Snap Cap brand dummy rounds are designed to cushion the firing pin on recoil. They will not cycle the gun. In other words, if you have a striker fired gun, you will have to rack the slide each time you dry fire (ejecting the round in the process).
Most modern centerfire guns can be dry fired without snap caps (don't do it to most rimfire guns, however). If your manual says not to dry fire, then use snap caps. Dummy rounds have other uses too, though I wouldn't buy snap caps, simply because they're usually more expensive than other dummy rounds.
Sticking dummy rounds randomly in a magazine with live ammo while at the range can do two things for you. One, it can diagnose a flinch (if you anticipate the shot, your hand will move to anticipate the recoil...doing this during live fire will make you miss your target). Two, it gives you the opportunity to practice a malfunction drill (tap, rack, bang).
You can also use them to set up a double feed (which you can do with empty brass, or even live ammo if you're at a range) to practice clearing that malfunction. I sometimes use those to set up malfunction drills at home.

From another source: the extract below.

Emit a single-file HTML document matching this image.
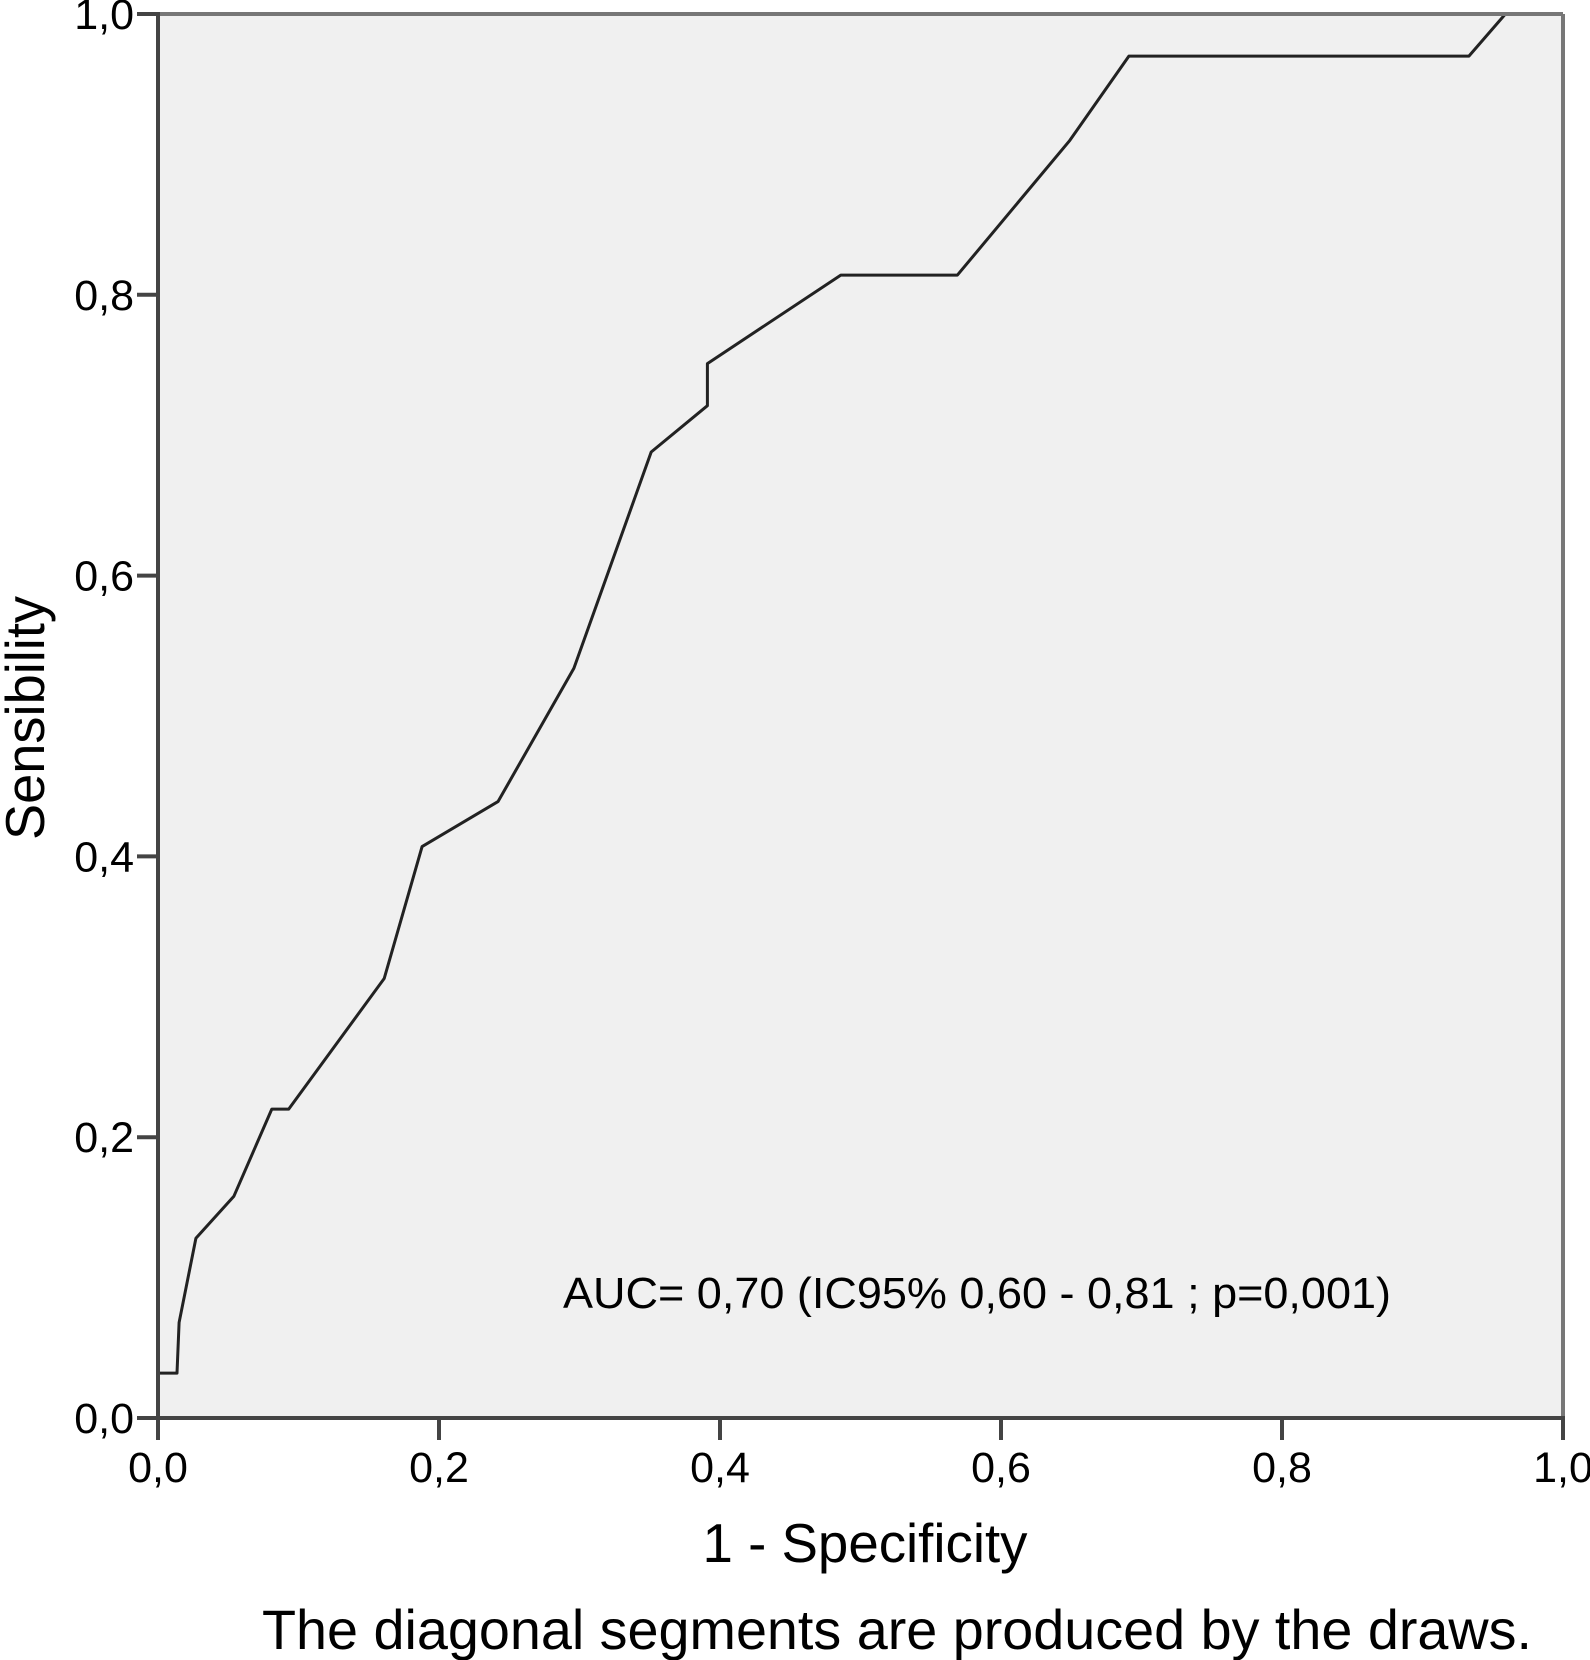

Another use, that I use them for is practicing reloads during my dryfire practice. Having dummy rounds in the magazine makes the gun act like it has ammo. Since I don't use the slide release (and instead use the rack method) during a slide lock reload, using an empty magazine won't allow me to release the slide properly.
Snap caps, or dummy rounds are very useful, and I'd recommend having some jsut for what I've said above. But they really don't do anything special. People who reload ammo make dummy rounds for their personal use all the time (just make sure they are painted or something to show they are INERT.